Everyone wants more water, from farmers to developers to environmentalists seeking to restore wildlife habitat in rivers, he said.
“We are going to have to figure out how to do more with less,” Gensler said.
DuBois said people are doing a decent job reducing their water consumption and now must work to ensure there’s enough water for future generations.
“More conservation on the urban side and smart agriculture on the surface water side,” DuBois said.
In New Mexico, agriculture is the largest consumer of water.
Farmers should consider cultivating crops that require less irrigation, such as guar, a type of bean, and a different type of alfalfa than is common, DuBois said.

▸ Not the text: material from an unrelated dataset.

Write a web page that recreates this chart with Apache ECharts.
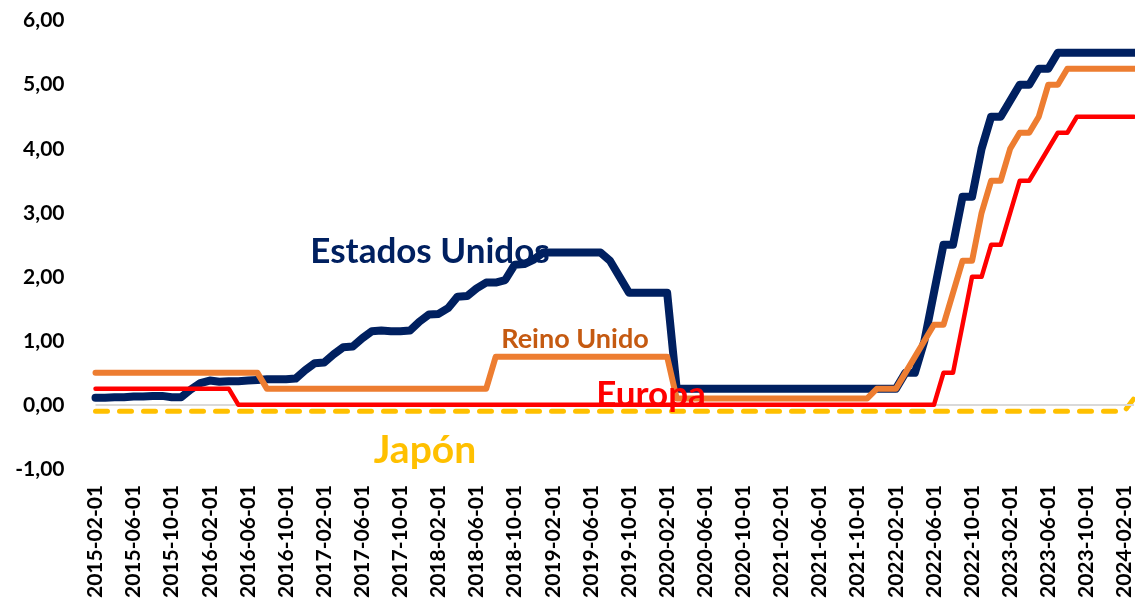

However, Gensler thinks the key to conserving water is improving how it’s delivered and used. That would help ensure farmers have adequate water supply even during a shortage, he said. “There’s a lot of waste,” he said.
Earthen canals absorb some of the water and allow much of it to evaporate, he said, adding it would be better to instead funnel the water through culverts and pipes.
Wasting water also can be a matter of bad habits and misinformation, Gensler said.
Some farmers carry on age-old routines passed down from earlier generations, such as watering their fields every Tuesday morning, even if the crops or soil don’t need it, he said. Others slowly irrigate, believing they are conserving water, when in fact they are using five or six times as much as they would with a faster delivery.
“When we talk about climate change, you know, if it’s going to be a 50 percent reduction in water supply, that’s going to be pretty tough,” Gensler said. “But if we’re talking about a 15 [percent] or 25 percent reduction … I think we can wring that much blood out of the turnip.”
Planning for climate change
A warmer climate depleting water supplies in the face of population growth has been on public officials’ minds for years.
In 2015, the Bureau of Reclamation conducted the Santa Fe Basin Study, which looked at how the climate could change, the effects it would have on regional waters, and how governments could prepare and respond.
The bureau collaborated with the city and county of Santa Fe on the report, using computer modeling to generate various climate change scenarios.
For instance, if the mean temperature warmed by 1 degree, how would that affect river flows in the spring and late summer? How much would reservoirs be drained? Would groundwater supply be stressed?
“They run the modeling to see what these future impacts would look like,” said agency spokeswoman Mary Carlson.
The agency will team up again with the city and county to update the computer modeling. The agency will pay half of the $600,000 cost.
The new modeling will be used not only to update the agency’s report but to aid a joint study the city and county are launching, called Santa Fe Water Plan 2100.
The joint study will analyze how to sustain adequate water supply in a changing climate for the next 80 years. It will be revisited every five years to add new data.
“Water managers are confronting the new normal,” said Bill Schneider, the city of Santa Fe’s water resources coordinator.
At the same time, the city is exploring the feasibility of building a $20 million pipeline that would funnel 3,000 acre-feet of e±uent from the Paseo Real Wastewater Treatment Plant on the city’s south side to the Buckman Direct Diversion, increasing its yearly water supply by 60 percent, Schneider said.
Some environmental groups resist the idea because they’d prefer the city to keep releasing the filtered wastewater into the Santa Fe River, Schneider said.
“We’re trying to build a closed loop to reuse and recycle,” Schneider said. “It’s part of hardening your resilience.”
Duggins said he thinks population growth will hurt farmers as much as climate change because water will get diverted from agriculture to supply new homes. That supply problem must get solved if New Mexico’s farming is to survive, he said.
“Too many people are sucking straws out of the same glass,” Duggins said. “The farms keep dwindling. The experts have the data. We feel it.”